Итак, наступает новый 1834 г. Пушкин 1 января, оставшись наедине со своим дневником, записывает: «Третьего дня я пожалован в камер-юнкеры (что довольно неприлично моим летам). Но двору хотелось, чтобы Наталья Николаевна танцевала в Аничкове. Так я же сделаюсь русским Данжо». Пушкин беспощадно откровенен – никаких иллюзий, никаких поблажек своему самолюбию. Царя интересует Наталья Николаевна.
И тут же запись, казалось бы, совершенно не связанная с личными переживаниями Пушкина: «Скоро по городу разнесутся толки о семейных ссорах Безобразова с молодою своей женою. Он ревнив до безумия. Дело доходило не раз до драки и даже до ножа. Государь очень сердит. Безобразов под арестом». А дальше опять самоирония по поводу своего камер-юнкерства. Выглядит странным непосредственное соседство скандальной истории молодоженов Безобразовых с записями о глубоко личных и даже интимных переживаниях автора дневника. Случайность?
История Безобразовых, как в капле воды, отражала нравы царского двора. Свадьба флигель-адъютанта Безобразова с фрейлиной Любой Хилковой должна была прикрыть беременность любовницы императора. Узнав правду, Безобразов взорвался и был, в конечном счете, примерно наказан разжалованием и ссылкой на Кавказ (говорили, что он осмелился дать пощечину самому Николаю Павловичу). В дневнике Пушкин нарочито отстраненно, без подробностей и без комментариев фиксирует сам факт заинтересовавшего его скандала. А ведь в свете большинство категорически осуждало Безобразова и жалело Любу Хилкову, считая ее невинной жертвой разнузданного варвара-мужа. Охочий до светских сплетен Вяземский в то же самое время писал о Безобразове: «Безумная ревность овладела им. Он был готов на все неистовства и преступления. Бог знает, каких причин ни выдумывают тому в городе, но я ничего не вижу в этом, кроме мономании его».
Мономания – вот это словцо, вот это термин! Каким же непостижимым образом он исчез из оборота наших неисчислимых профессионалов и любителей анализировать особенности брачных и внебрачных отношений между мужчиной и женщиной?! Мономан – это не однолюб. Мономан – это скорее всего человек, искренне считающий, что супруга (или любовница) должна физически принадлежать только ему одному, но при этом остающийся свободным от адекватных взаимных обязательств.

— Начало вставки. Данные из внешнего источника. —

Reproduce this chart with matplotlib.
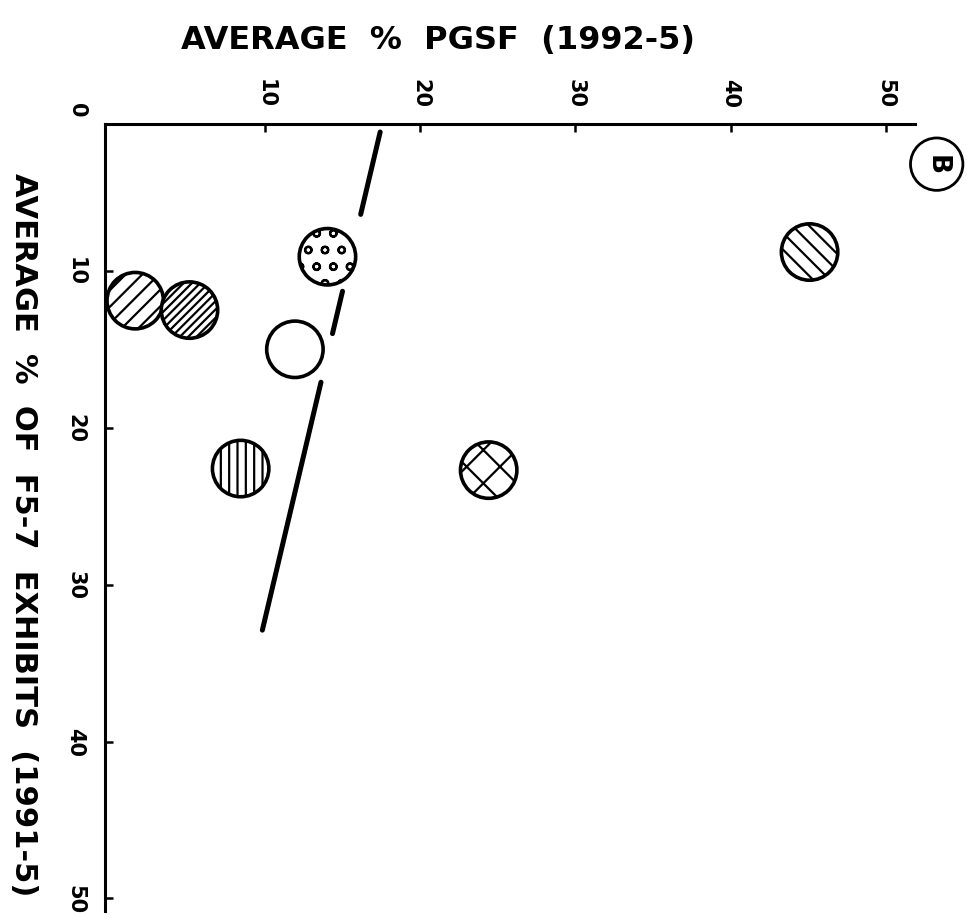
import matplotlib
matplotlib.use("Agg")
import matplotlib.pyplot as plt
import numpy as np

# data
pgsf = [1.6, 5.1, 14.0, 11.9, 8.4, 24.4, 45.1]          # x: average % PGSF (1992-5)
fs7 = [11.9, 12.5, 9.1, 15.0, 22.6, 22.7, 8.8]          # y: average % of FS-7 exhibits
fills = ['//', '////', 'o', '', '||', 'x', '\\\\']

# fitted line, drawn with gaps where it passes the circles
line_x = [17.4, 9.8]
line_y = [1.15, 32.9]
line_pieces = [(1.15, 6.4), (11.3, 14.0), (17.1, 32.9)]

ticks = [10, 20, 30, 40, 50]

plt.rcParams['hatch.linewidth'] = 1.6
plt.rcParams['font.family'] = 'DejaVu Sans'

fig = plt.figure(figsize=(9.67, 9.2), dpi=100)
ax = fig.add_axes([105/967, 1 - 912/920, 810/967, 787/920])

ax.set_xlim(-0.35, 51.9)
ax.set_ylim(50.8, 0.64)

# fitted line
for y0, y1 in line_pieces:
    ys = np.array([y0, y1])
    xs = np.interp(ys, line_y, line_x)
    ax.plot(xs, ys, color='black', lw=3.6, solid_capstyle='round', zorder=2)

# circles
for x, y, h in zip(pgsf, fs7, fills):
    ax.scatter(x, y, s=1650, facecolor='white', edgecolor='black',
               linewidths=2.6, hatch=h, zorder=3, clip_on=False)

# panel label
ax.text(53.3, 3.2, 'B', rotation=-90, fontsize=19, fontweight='bold',
        ha='center', va='center', clip_on=False,
        bbox=dict(boxstyle='circle,pad=0.5', fc='white', ec='black', lw=2))

for s in ['right', 'bottom']:
    ax.spines[s].set_visible(False)
for s in ['left', 'top']:
    ax.spines[s].set_linewidth(2.2)

ax.xaxis.tick_top()
ax.set_xticks(ticks)
ax.set_yticks(ticks)
ax.set_xticklabels([str(t) for t in ticks], rotation=-90, fontsize=15,
                   fontweight='bold')
ax.set_yticklabels([str(t) for t in ticks], rotation=-90, fontsize=15,
                   fontweight='bold', va='center')
ax.tick_params(axis='both', direction='in', length=6, width=1.8)
ax.tick_params(axis='x', pad=12)
ax.tick_params(axis='y', pad=14)

# origin label
ax.text(-0.035, 1.019, '0', transform=ax.transAxes, rotation=-90,
        fontsize=15, fontweight='bold', ha='center', va='center')

fig.text(438/967, 1 - 40/920, 'AVERAGE  %  PGSF  (1992-5)', fontsize=23,
         fontweight='bold', ha='center', va='center')
fig.text(23/967, 1 - 535/920, 'AVERAGE  %  OF  F5-7  EXHIBITS  (1991-5)',
         rotation=-90, fontsize=22, fontweight='bold', ha='center', va='center')

fig.savefig('out.png', dpi=100)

Вяземский, как известно, не только на словах, но и в своей семейной жизни был противником мономании. А уж мономания в отношении императорской особы – это вообще нонсенс. И он был не только не одинок, но, скорее, обыден в своих взглядах. Вспомним шокирующий до сих пор пушкинистов (и особенно пушкинисток) комментарий Алексея Вульфа на известие о женитьбе Пушкина: «Если круговая порука есть в порядке вещей, то сколько ему, бедному, носить рогов».